(Reuters) - After more than two decades of misery, the Pittsburgh Pirates celebrated their return to postseason action with a rousing 6-2 home victory over the Cincinnati Reds in their do-or-die National League wild card playoff game on Tuesday.
Left-hander Francisco Liriano held the Reds to one run on four hits over seven innings and was backed by two home runs from catcher Russell Martin as a standing-room only crowd of more than 40,000 at PNC Park waved black hankies and roared their support at Pittsburgh's first playoff game in 21 years.
The victory advanced the Pirates to the best-of-five Division Series against the top-seeded NL Central champion Cardinals starting on Thursday in St Louis.
"You talk about feeling good all over," Pirates manager Clint Hurdle told reporters after getting showered with champagne by his players.
"Our ball park showed up. Our fan base showed up. Our city showed up. Our guys fed off of that from the beginning," he added.
"It was tremendous energy. I've been to a lot of great venues, played in some important games, but that spark from our fan base, I don't know if I ever felt that before."
Liriano was dominant, setting down the first nine Reds batters, who did not get the ball out of the infield until the fourth inning.
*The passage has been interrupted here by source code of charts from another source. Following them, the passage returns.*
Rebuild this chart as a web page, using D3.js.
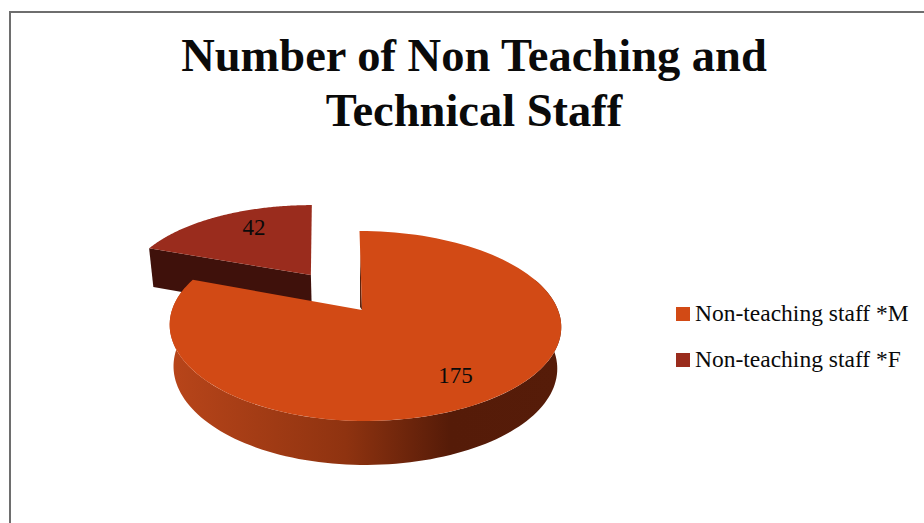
<!DOCTYPE html>
<html>
<head>
  <title>Number of Non Teaching and Technical Staff</title>
  <script src="https://d3js.org/d3.v7.min.js"></script>
  <style>
    html, body { margin: 0; padding: 0; background: #fff; overflow: hidden; }
    text { font-family: "Liberation Serif", serif; fill: #0a0a0a; }
  </style>
</head>
<body>
  <svg id="chart"></svg>

  <script>
    // Values
    var categories = ["Non-teaching staff *M", "Non-teaching staff *F"];
    var staffValues = [175, 42];
    var colors = ["#d24a15", "#9a2c1d"];
    var titleLines = ["Number of Non Teaching and", "Technical Staff"];

    var width = 924;
    var height = 523;

    var svg = d3.select("#chart")
                .attr("width", width)
                .attr("height", height)
                .style("display", "block");

    // Frame: only top and left edges show inside the crop
    svg.append("path")
       .attr("d", "M924,12H10V523")
       .attr("fill", "none")
       .attr("stroke", "#6e6e6e")
       .attr("stroke-width", 2);

    // Title
    svg.append("g").selectAll("text")
       .data(titleLines)
       .enter().append("text")
       .attr("x", 474)
       .attr("y", (d, i) => 71 + i * 55)
       .attr("text-anchor", "middle")
       .attr("font-size", 46.5)
       .attr("font-weight", "bold")
       .text(d => d);

    // Pie angles come from d3.pie, the tilted disc is drawn through a small perspective projection
    var pie = d3.pie().sort(null).startAngle(0).endAngle(2 * Math.PI);
    var slices = pie(staffValues);

    var apexX = 362, apexY = 310;
    var persp = 0.168, yScale = 92.3;
    // slice placement on the disc: shift u, shift v, x scale left, x scale right, skew
    var placement = [
      { u: 0, v: 0, left: 190, right: 196, skew: 2.5 },
      { u: -0.28, v: 0.405, left: 195, right: 195, skew: 6 }
    ];
    var labelAt = [0.76, 0.72];
    var labelNudge = [[-3, 1], [11, -4]];
    var wallColor = "#3f110b";

    function project(a, r, pl, drop) {
      var u = r * Math.sin(a) + pl.u;
      var v = r * Math.cos(a) + pl.v;
      var w = 1 + persp * v;
      var sx = u < 0 ? pl.left : pl.right;
      var x = sx * u / w - pl.skew * (v - pl.v);
      var y = -yScale * v / w;
      if (drop) {
        x *= 0.98;
        y += 41 - 3 * v;
      }
      return [apexX + x, apexY + y];
    }

    var line = d3.line();

    function rim(a0, a1, pl, drop) {
      return d3.range(0, 121).map(function (i) {
        return project(a0 + (a1 - a0) * i / 120, 1, pl, drop);
      });
    }

    function topFace(d, pl) {
      return line([project(0, 0, pl)].concat(rim(d.startAngle, d.endAngle, pl))) + "Z";
    }

    // Side gradient on the big slice
    var grad = svg.append("defs").append("linearGradient")
                  .attr("id", "side")
                  .attr("gradientUnits", "userSpaceOnUse")
                  .attr("x1", 170).attr("x2", 560).attr("y1", 0).attr("y2", 0);
    [[0, "#b8451a"], [0.45, "#8f3310"], [0.72, "#551b08"], [1, "#561c09"]].forEach(function (s) {
      grad.append("stop").attr("offset", s[0]).attr("stop-color", s[1]);
    });

    // Small slice first, it sits behind the big one
    var female = slices[1];
    var fPl = placement[1];
    var fApex = project(0, 0, fPl);
    var fApexLow = project(0, 0, fPl, true);
    var fLeft = project(female.startAngle, 1, fPl);
    var fLeftLow = project(female.startAngle, 1, fPl, true);
    svg.append("path")
       .attr("d", line([fLeft, fApex, fApexLow, fLeftLow]) + "Z")
       .attr("fill", wallColor);
    svg.append("path")
       .attr("d", topFace(female, fPl))
       .attr("fill", colors[1]);

    // Big slice: side wall, then top
    var male = slices[0];
    var mPl = placement[0];
    var frontTop = rim(70 * Math.PI / 180, 285 * Math.PI / 180, mPl);
    var frontLow = rim(70 * Math.PI / 180, 285 * Math.PI / 180, mPl, true).reverse();
    svg.append("path")
       .attr("d", line(frontTop.concat(frontLow)) + "Z")
       .attr("fill", "url(#side)");

    // Sliver of the cut wall seen in the notch
    var cutApex = project(0, 0, mPl);
    var cutUpper = project(0, 0.78, mPl);
    svg.append("path")
       .attr("d", line([cutUpper, cutApex, [cutApex[0] - 2, cutApex[1] - 3]]) + "Z")
       .attr("fill", "#5a2410");

    svg.append("path")
       .attr("d", topFace(male, mPl))
       .attr("fill", colors[0]);

    // Data labels
    slices.forEach(function (d, i) {
      var mid = (d.startAngle + d.endAngle) / 2;
      var p = project(mid, labelAt[i], placement[i]);
      svg.append("text")
         .attr("x", p[0] + labelNudge[i][0])
         .attr("y", p[1] + 8 + labelNudge[i][1])
         .attr("text-anchor", "middle")
         .attr("font-size", 23)
         .text(staffValues[i]);
    });

    // Legend
    var legendY = d3.scalePoint().domain(categories).range([314, 360]);
    var legend = svg.append("g").selectAll("g")
                    .data(categories)
                    .enter().append("g");
    legend.append("rect")
          .attr("x", 676)
          .attr("y", d => legendY(d) - 7)
          .attr("width", 14)
          .attr("height", 14)
          .attr("fill", (d, i) => colors[i]);
    legend.append("text")
          .attr("x", 695)
          .attr("y", d => legendY(d) + 7)
          .attr("font-size", 23.5)
          .text(d => d);
  </script>
</body>
</html>
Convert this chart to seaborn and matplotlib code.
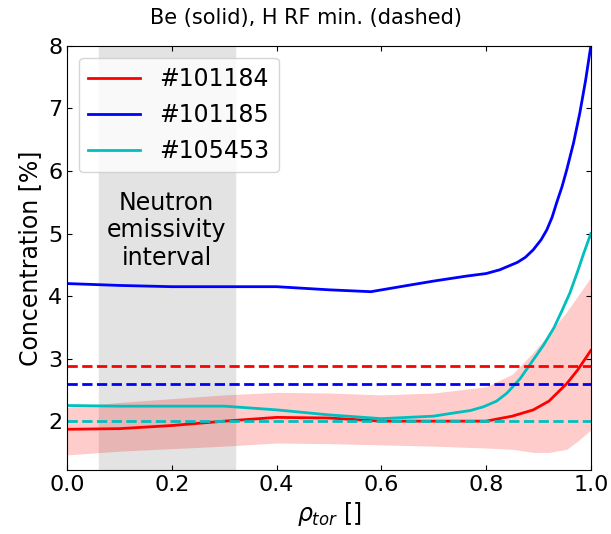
# Be and H concentration profiles vs rho_tor

import numpy as np
import matplotlib.pyplot as plt
import seaborn as sns

rho_red = [0.0, 0.1, 0.2, 0.3, 0.4, 0.5, 0.6, 0.7, 0.8, 0.85, 0.89, 0.92, 0.954, 0.975, 1.0]
be_101184 = [1.87, 1.88, 1.93, 2.0, 2.06, 2.05, 2.0, 2.0, 2.0, 2.08, 2.18, 2.32, 2.6, 2.82, 3.13]
band_lo = [1.46, 1.52, 1.56, 1.6, 1.65, 1.64, 1.62, 1.6, 1.57, 1.55, 1.5, 1.5, 1.55, 1.68, 1.86]
band_hi = [2.22, 2.3, 2.36, 2.42, 2.46, 2.45, 2.42, 2.45, 2.55, 2.75, 3.1, 3.4, 3.75, 4.0, 4.3]

rho_blue = [0.0, 0.1, 0.2, 0.3, 0.4, 0.5, 0.58, 0.65, 0.7, 0.763, 0.8, 0.826, 0.86, 0.875, 0.89, 0.905,
            0.916, 0.926, 0.935, 0.945, 0.954, 0.967, 0.979, 0.99, 1.0]
be_101185 = [4.2, 4.17, 4.15, 4.15, 4.15, 4.1, 4.07, 4.17, 4.24, 4.32, 4.36, 4.42, 4.54, 4.62, 4.74, 4.9,
             5.06, 5.26, 5.5, 5.75, 6.02, 6.45, 6.93, 7.45, 8.0]

rho_cyan = [0.0, 0.1, 0.2, 0.3, 0.4, 0.5, 0.6, 0.7, 0.73, 0.77, 0.795, 0.82, 0.84, 0.865, 0.89, 0.91,
            0.93, 0.945, 0.96, 0.975, 0.985, 1.0]
be_105453 = [2.25, 2.24, 2.24, 2.24, 2.18, 2.1, 2.04, 2.08, 2.12, 2.17, 2.23, 2.32, 2.45, 2.68, 2.98, 3.22,
             3.5, 3.77, 4.05, 4.4, 4.65, 5.0]

h_min = {"#101184": 2.88, "#101185": 2.6, "#105453": 2.0}
colors = {"#101184": "r", "#101185": "b", "#105453": "c"}

fig, ax = plt.subplots(figsize=(6.11, 5.34), dpi=100)
fig.subplots_adjust(left=0.11, right=0.967, top=0.914, bottom=0.12)

ax.axvspan(0.06, 0.32, color="0.89", zorder=0)
ax.text(0.19, 5.05, "Neutron\nemissivity\ninterval", ha="center", va="center", fontsize=17)

ax.fill_between(rho_red, band_lo, band_hi, color="r", alpha=0.2, lw=0)
sns.lineplot(x=rho_red, y=be_101184, color="r", lw=2, label="#101184", ax=ax)
sns.lineplot(x=rho_blue, y=be_101185, color="b", lw=2, label="#101185", ax=ax)
sns.lineplot(x=rho_cyan, y=be_105453, color="c", lw=2, label="#105453", ax=ax)

for shot, val in h_min.items():
    ax.axhline(val, color=colors[shot], ls="--", lw=2)

ax.set_xlim(0, 1)
ax.set_ylim(1.22, 8)
ax.set_xlabel(r"$\rho_{tor}$ []", fontsize=17)
ax.set_ylabel("Concentration [%]", fontsize=17)
fig.suptitle("Be (solid), H RF min. (dashed)", fontsize=15, y=0.966, va="center")
ax.tick_params(direction="in", top=True, right=True, labelsize=16)
ax.legend(loc="upper left", fontsize=17, handlelength=2.2)

fig.savefig("out.png", dpi=100)
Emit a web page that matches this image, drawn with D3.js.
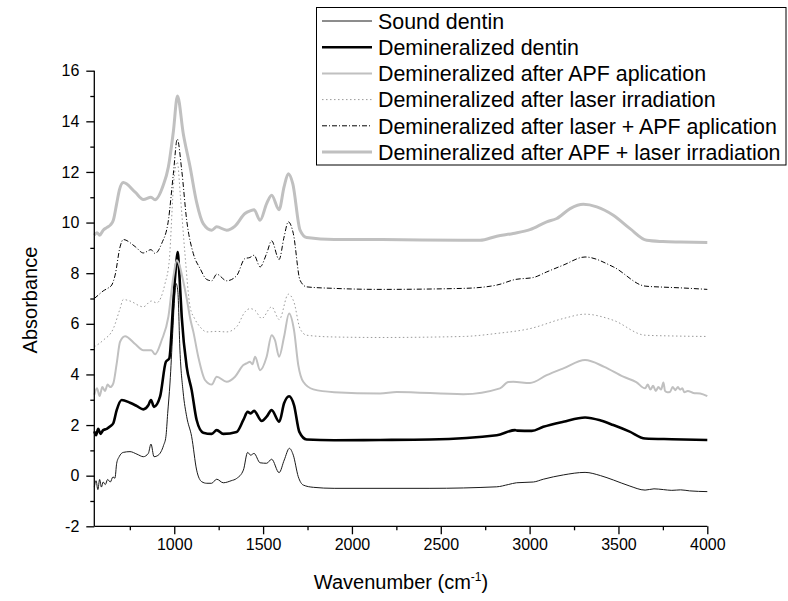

The Dominican walked one and struck out five before giving way to Tony Watson and closer Jason Grilli.
Second-inning home runs by Marlon Byrd and Martin off Reds starter Johnny Cueto got the Pirates started and they added another run in the third on a sacrifice fly by Pedro Alvarez for a 3-0 lead.
The home run by 36-year-old Byrd came in his first postseason at-bat after playing 1,250 major league games for seven clubs.
Cincinnati got on the scoreboard with a fourth-inning run that made it 3-1 when Jay Bruce's two-out single to left scored Shin-Soo Choo, who became the first Reds player to reach base when he was hit by a pitch leading off the frame.
The Reds almost tied it up later in the fourth, but third baseman Todd Frazier's bid for a two-run homer drifted to the foul side of the left-field line before Liriano struck him out to end the threat.
The Pirates promptly extended the lead in their half of the fourth with two more runs after doubles by Starling Marte and Neil Walker that made it 5-1, and Martin crushed another home run off reliever Logan Ondrusek in the seventh.
Martin became the only catcher ever to hit postseason home runs for three different teams, having previously homered for the Los Angeles Dodgers and New York Yankees in the playoffs.
Choo got the Reds one run closer with a home run in the eighth but the Korean's blast was not enough as Pittsburgh won in the postseason for the first time since 1992.
"Those balls in the heart of the plate are high-percentage pitches to hit and out of the park," Baker said about the troubles experienced by Cueto and the six relievers that followed him to the mound.
Baker bemoaned the narrowly missed opportunity the Reds had in the fourth. "It's a different ball game if Frazier's ball stays fair. That's a totally different ball game," he said.
Martin saluted the work of starter Liriano and the lift the team got from the fans and looked forward to the rest of the postseason.
"Francisco pitched an unbelievable game and we were able to score some runs for him," his battery mate said. "It was overall a great day for everybody in Pittsburgh.
"This is 20 years of waiting and you just saw it all come out in one night. Hopefully, we can keep this atmosphere late into October."